Probably about as frustrated as journalists are about getting nothing but evasion and spin when asking serious questions. For instance, we all know that the debt problem has to be faced sooner or later. Cameron wants to do it sooner and Brown later, and there's good economic arguments both ways, depending both on the extent and timing of individual proposals. There is no categorical right or wrong, because that will depend on the exact economic result of actions, and it simply isn't that exact a science, and you're going to end up judging relative merits of two different types of detrimental effect and making a value judgement. But do our politicians (on both sides) actually try explaining the options, and the likely impacts and risks each way? No, they just try to score cheap points off each other.
And, as the people in power with their hands on the steering wheel of state, naturally the most probing questions go to Brown ... though with a looming election, Cameron can expect to be held much more to account. So Brown tells us he's going to cut this whopping great deficit by 50% in four years, and despite not planning to even seriously start looking at reducing spending for the next couple of fiscal years, he won't even give a general direction of the type of measures that might be necessary. I heard him say earlier today that he's relying on economic growth to do it. The inference was that there won’t need to be any cuts, or not of any seriousness anyway. He's back onto the "Tory cuts versus Labour investment" track again, and I don't know of any serious economist that thinks for an instant that we can simply grow our way out of this mess.
Yet when Brown, or Darling, or any other minister are asked, not even for detailed plans, but merely for a broad-brush picture of the sort of extent of cuts, and the general priorities for what will be protected, all the journalists get is zip.
That leads us with two possibilities :-
1) They know roughly, or perhaps even in more detail, what's coming but don't want to tell us. Or don't dare. Or more likely, don’t dare let the unions know just before a General Election, or
2) They don't know. And that's even more frightening that 1).
Is the press perfect? Not by a hell of a long way, no. But the only light we get shone into places our supposed "elected representatives" would rather we didn't get to see is shone by the press. Imperfect though it may be, it's far better than a bunch of Fleet Street political bootlickers would be. Oh, and it's pretty varied too. There's good and bad, there's highly experienced and knowledgeable and ... well, not. There are hard interviewers and soft interviewers.
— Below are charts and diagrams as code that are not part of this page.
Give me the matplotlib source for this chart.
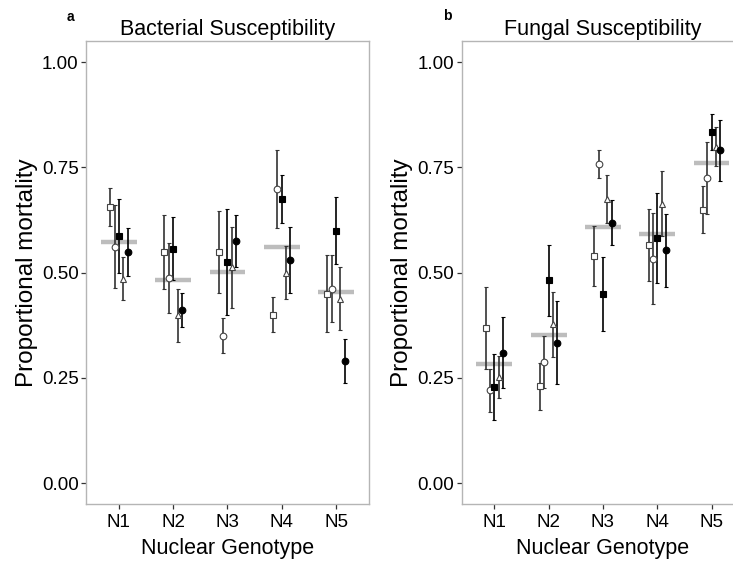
import matplotlib
matplotlib.use("Agg")
import matplotlib.pyplot as plt
import numpy as np

plt.rcParams['font.family'] = ['Liberation Sans', 'DejaVu Sans']

genotypes = ["N1", "N2", "N3", "N4", "N5"]

# one row per marker series (open square, open circle, filled square, open triangle, filled circle)
bact_means = [
    [0.656, 0.549, 0.549, 0.400, 0.450],
    [0.562, 0.487, 0.350, 0.698, 0.462],
    [0.588, 0.557, 0.525, 0.675, 0.600],
    [0.486, 0.399, 0.513, 0.500, 0.438],
    [0.550, 0.412, 0.575, 0.530, 0.291],
]
bact_se = [
    [0.046, 0.088, 0.097, 0.042, 0.091],
    [0.098, 0.083, 0.042, 0.092, 0.079],
    [0.088, 0.075, 0.126, 0.057, 0.080],
    [0.052, 0.063, 0.096, 0.063, 0.075],
    [0.057, 0.040, 0.062, 0.079, 0.052],
]
bact_overall = [0.573, 0.483, 0.502, 0.560, 0.455]

fung_means = [
    [0.368, 0.230, 0.540, 0.565, 0.649],
    [0.221, 0.288, 0.758, 0.533, 0.724],
    [0.228, 0.482, 0.450, 0.583, 0.833],
    [0.252, 0.377, 0.675, 0.664, 0.799],
    [0.310, 0.334, 0.619, 0.553, 0.790],
]
fung_se = [
    [0.097, 0.055, 0.071, 0.086, 0.056],
    [0.051, 0.061, 0.034, 0.108, 0.085],
    [0.078, 0.084, 0.088, 0.107, 0.043],
    [0.050, 0.078, 0.056, 0.078, 0.046],
    [0.085, 0.098, 0.054, 0.086, 0.072],
]
fung_overall = [0.283, 0.351, 0.608, 0.591, 0.760]

markers = ['s', 'o', 's', '^', 'o']
filled = [False, False, True, False, True]


def draw_panel(ax, means, se, overall, title):
    x = np.arange(1, len(genotypes) + 1)
    ax.hlines(overall, x - 0.33, x + 0.33, color='#bdbdbd', linewidth=3.2, zorder=1)
    for i in range(len(means)):
        off = (i - 2) * 0.08
        if filled[i]:
            face, edge, lc = 'black', 'black', 'black'
        else:
            face, edge, lc = 'white', '#444444', '#333333'
        ax.errorbar(x + off, means[i], yerr=se[i], fmt=markers[i], ms=4.8,
                    mfc=face, mec=edge, mew=0.8, ecolor=lc, elinewidth=1.2,
                    capsize=1.6, capthick=0.9, zorder=3)
    ax.set_xlim(0.4, 5.6)
    ax.set_ylim(-0.05, 1.05)
    ax.set_xticks(x)
    ax.set_xticklabels(genotypes)
    ax.set_yticks([0, 0.25, 0.5, 0.75, 1.0])
    ax.set_yticklabels(['0.00', '0.25', '0.50', '0.75', '1.00'])
    ax.tick_params(labelsize=13.5, length=3.5, width=0.9, color='#333333', pad=2)
    ax.tick_params(axis='x', pad=3.5)
    for s in ax.spines.values():
        s.set_color('#b5b5b5')
        s.set_linewidth(1.0)
    ax.set_title(title, fontsize=15.5, pad=4)
    ax.set_xlabel('Nuclear Genotype', fontsize=15.5, labelpad=5)
    ax.set_ylabel('Proportional mortality', fontsize=17.5, labelpad=3)


fig = plt.figure(figsize=(7.33, 5.63), dpi=100)
ax1 = fig.add_axes([0.1177, 0.1043, 0.3853, 0.8229])
ax2 = fig.add_axes([0.6299, 0.1043, 0.3853, 0.8229])
draw_panel(ax1, bact_means, bact_se, bact_overall, 'Bacterial Susceptibility')
draw_panel(ax2, fung_means, fung_se, fung_overall, 'Fungal Susceptibility')
fig.text(70 / 733, 1 - 17 / 563, 'a', fontsize=10, fontweight='bold', ha='center', va='center')
fig.text(447 / 733, 1 - 16 / 563, 'b', fontsize=10, fontweight='bold', ha='center', va='center')

fig.savefig('out.png', dpi=100)
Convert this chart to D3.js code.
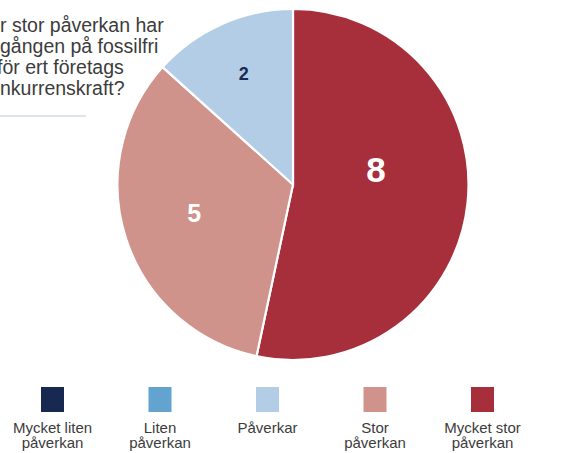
<!DOCTYPE html>
<html>
<head>
<meta charset="utf-8">
<script src="https://cdn.jsdelivr.net/npm/d3@7"></script>
<style>
  body { margin: 0; background: #fff; }
  #graf { width: 573px; height: 453px; }
  text { font-family: "Liberation Sans", Arial, sans-serif; }
</style>
</head>
<body>
<div id="graf"></div>
<script>
// Datos
const categorias = ["Mycket liten påverkan", "Liten påverkan", "Påverkar", "Stor påverkan", "Mycket stor påverkan"]
const etiquetasLeyenda = [["Mycket liten", "påverkan"], ["Liten", "påverkan"], ["Påverkar"], ["Stor", "påverkan"], ["Mycket stor", "påverkan"]]
const valores = [0, 0, 2, 5, 8]
const colores = ["#172951", "#62a3cf", "#b4cde6", "#d0938b", "#a72f3b"]
const tituloLineas = ["r stor påverkan har", "gången på fossilfri", "för ert företags", "nkurrenskraft?"]

// Dimensiones
const anchoTotal = 573
const altoTotal = 453
const cx = 293
const cy = 184.5
const radio = 175.5

const svg = d3.select("#graf")
  .append("svg")
  .attr("width", anchoTotal)
  .attr("height", altoTotal)

// Título (cortado a la izquierda)
const titulo = svg.append("g")
titulo.selectAll("text")
  .data(tituloLineas)
  .enter()
  .append("text")
  .attr("x", (d, i) => i == 2 ? -3 : 0)
  .attr("y", (d, i) => 32 + i * 21)
  .attr("font-size", 19.5)
  .attr("fill", "#3c3c3c")
  .text((d) => d)

svg.append("line")
  .attr("x1", 0).attr("x2", 86)
  .attr("y1", 116).attr("y2", 116)
  .attr("stroke", "#dde6ef")
  .attr("stroke-width", 2)

// Torta: en sentido horario desde arriba, de "Mycket stor" hacia atrás
const datos = categorias.map((c, i) => ({ cat: c, valor: valores[i], color: colores[i], idx: i }))
const orden = datos.slice().reverse().filter((d) => d.valor > 0)

const pie = d3.pie().value((d) => d.valor).sort(null)
const arc = d3.arc().innerRadius(0).outerRadius(radio)
const arcos = pie(orden)

const g = svg.append("g").attr("transform", `translate(${cx}, ${cy})`)

g.selectAll("path")
  .data(arcos)
  .enter()
  .append("path")
  .attr("d", arc)
  .attr("fill", (d) => d.data.color)
  .attr("stroke", "#fff")
  .attr("stroke-width", 2.2)

// Etiquetas
const tamFuente = d3.scaleLinear().domain([2, 5, 8]).range([18, 25, 35])
const radioEtiqueta = (v) => radio * (0.76 - 0.035 * v)
const ajusteAngulo = { 8: -16, 5: 2 }

g.selectAll("text.valor")
  .data(arcos)
  .enter()
  .append("text")
  .classed("valor", true)
  .attr("transform", (d) => {
    const a = (d.startAngle + d.endAngle) / 2 + ((ajusteAngulo[d.data.valor] || 0) * Math.PI) / 180
    const r = radioEtiqueta(d.data.valor)
    return `translate(${r * Math.sin(a)}, ${-r * Math.cos(a)})`
  })
  .attr("text-anchor", "middle")
  .attr("dy", "0.36em")
  .attr("font-weight", "bold")
  .attr("font-size", (d) => tamFuente(d.data.valor))
  .attr("fill", (d) => d.data.idx == 2 ? "#1a2a52" : "#fff")
  .text((d) => d.data.valor)

// Leyenda
const x = d3.scalePoint().domain(categorias).range([52.5, 482.5])

const leyenda = svg.append("g")
const item = leyenda.selectAll("g")
  .data(datos)
  .enter()
  .append("g")
  .attr("transform", (d) => `translate(${x(d.cat)}, 0)`)

item.append("rect")
  .attr("x", -11.5)
  .attr("y", 387)
  .attr("width", 23)
  .attr("height", 25)
  .attr("fill", (d) => d.color)

item.append("text")
  .attr("text-anchor", "middle")
  .attr("font-size", 15)
  .attr("fill", "#3c3c3c")
  .selectAll("tspan")
  .data((d) => etiquetasLeyenda[d.idx])
  .enter()
  .append("tspan")
  .attr("x", 0)
  .attr("y", (d, i) => 433 + i * 15)
  .text((d) => d)
</script>
</body>
</html>
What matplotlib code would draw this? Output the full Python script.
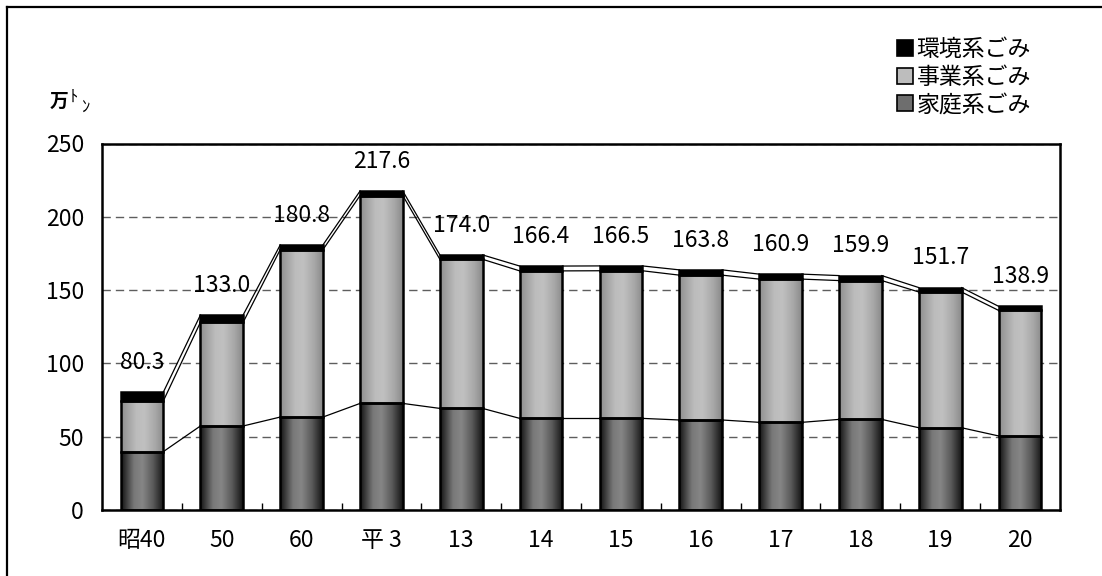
import matplotlib
matplotlib.use('Agg')
import matplotlib.pyplot as plt
import numpy as np
from matplotlib.colors import LinearSegmentedColormap
from matplotlib.patches import Patch
from matplotlib.lines import Line2D

plt.rcParams['font.family'] = ['Noto Sans CJK JP', 'DejaVu Sans']

# データ（万トン）
years = ['昭40', '50', '60', '平 3', '13', '14', '15', '16', '17', '18', '19', '20']
katei = [39.8, 57.3, 63.4, 72.7, 69.3, 62.5, 62.5, 61.4, 59.8, 61.8, 56.1, 50.5]
jigyo = [34.5, 70.7, 114.2, 141.8, 101.7, 100.6, 100.7, 98.8, 97.7, 94.7, 92.6, 85.6]
kankyo = [6.0, 5.0, 3.2, 3.1, 3.0, 3.3, 3.3, 3.6, 3.4, 3.4, 3.0, 2.8]
totals = [80.3, 133.0, 180.8, 217.6, 174.0, 166.4, 166.5, 163.8, 160.9, 159.9, 151.7, 138.9]
series_names = ['環境系ごみ', '事業系ごみ', '家庭系ごみ']

W, H = 1102, 576
fig = plt.figure(figsize=(W / 100, H / 100), dpi=100)
ax = fig.add_axes([102 / W, 1 - 510 / H, (1060 - 102) / W, (510 - 143.5) / H])

x = np.arange(len(years))
w = 0.535
k = np.array(katei)
j = np.array(jigyo)
e = np.array(kankyo)

b1 = ax.bar(x, k, w, facecolor='none', edgecolor='black', linewidth=1.8, zorder=3)
b2 = ax.bar(x, j, w, bottom=k, facecolor='none', edgecolor='black', linewidth=1.8, zorder=3)
b3 = ax.bar(x, e, w, bottom=k + j, facecolor='black', edgecolor='black', linewidth=1.8, zorder=3)

# 円柱っぽいグラデーション
grad = np.linspace(0, 1, 128).reshape(1, -1)
cm_k = LinearSegmentedColormap.from_list('katei', [(0, '#121212'), (0.3, '#787878'), (0.5, '#868686'),
                                                   (0.75, '#5a5a5a'), (1, '#141414')])
cm_j = LinearSegmentedColormap.from_list('jigyo', [(0, '#8e8e8e'), (0.35, '#bcbcbc'), (0.55, '#c0c0c0'),
                                                   (0.8, '#a8a8a8'), (1, '#8a8a8a')])
for bars, cm in ((b1, cm_k), (b2, cm_j)):
    for p in bars:
        x0, y0 = p.get_x(), p.get_y()
        ax.imshow(grad, cmap=cm, extent=(x0, x0 + p.get_width(), y0, y0 + p.get_height()),
                  aspect='auto', interpolation='bilinear', zorder=2)

# 区分線
for lv in (k, k + j, k + j + e):
    for i in range(len(x) - 1):
        ax.plot([x[i] + w / 2, x[i + 1] - w / 2], [lv[i], lv[i + 1]], color='black', lw=0.9, zorder=2.5)

for xi, t in zip(x, totals):
    ax.annotate(f'{t:.1f}', (xi, t), xytext=(0, 21.5), textcoords='offset points',
                ha='center', va='center', fontsize=16.5)

ax.set_xlim(-0.5, len(x) - 0.5)
ax.set_ylim(0, 250)
ax.set_yticks(np.arange(0, 251, 50))
ax.yaxis.grid(True, linestyle=(0, (6, 3.6)), color='#5e5e5e', linewidth=1)
ax.set_axisbelow(True)

ax.set_xticks(x)
ax.set_xticklabels(years)
ax.set_xticks(x[:-1] + 0.5, minor=True)
ax.tick_params(axis='x', which='major', length=0, pad=14, labelsize=16.5)
ax.tick_params(axis='x', which='minor', direction='in', length=5, width=1)
ax.tick_params(axis='y', length=0, pad=13, labelsize=16.5)
for s in ax.spines.values():
    s.set_linewidth(1.8)

# 単位
fig.text(50 / W, 1 - 101 / H, '万', fontsize=13.5, fontweight='bold', va='center', ha='left')
fig.text(74 / W, 1 - 97 / H, 'ﾄ', fontsize=12, va='center', ha='center')
fig.text(86 / W, 1 - 107 / H, 'ﾝ', fontsize=12, va='center', ha='center')

handles = [Patch(facecolor='black', edgecolor='black', lw=1.2),
           Patch(facecolor='#bdbdbd', edgecolor='black', lw=1.2),
           Patch(facecolor='#6e6e6e', edgecolor='black', lw=1.2)]
fig.legend(handles, series_names, loc='upper left', bbox_to_anchor=(897 / W, 1 - 38 / H),
           frameon=False, fontsize=16.5, handlelength=0.7, handleheight=0.7, handletextpad=0.15,
           labelspacing=0.2, borderpad=0, borderaxespad=0)

# 外枠（上と左だけ見えている）
fig.add_artist(Line2D([7 / W, 7 / W], [0, 1 - 7 / H], color='black', lw=1.6, transform=fig.transFigure))
fig.add_artist(Line2D([7 / W, 1], [1 - 7 / H, 1 - 7 / H], color='black', lw=1.6, transform=fig.transFigure))

fig.savefig('out.png', dpi=100)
Politicians should take the good with the bad, and should be able to cope with questions that they think are out-of-bounds. But the fact that THEY think they're out of bounds doesn't mean that are. And as for questions on painkillers, if you watched Question Time tonight, you'd have seen that a range of opinions expressed on that.
To be honest, I don't much care if politicians are frustrated by the questions. As someone they're supposed to be representing, I get incredibly frustrated by them giving me the mushroom treatment (kept in the dark and fed on .... you know), and journalist's questions are about the only (slim) chance we get of finding out what our political employees are doing in our name .... and they won’t do us the courtesy of telling us.
The end result? We simply don't trust them any more. We've been conned, spun and even lied to so extensively that we don't trust a word they say, and it emphatically doesn't help when they can't even really admit that we're heading for serious cuts and tax rises, and probably over a protracted period. The press aren't the real problem. Politicians are.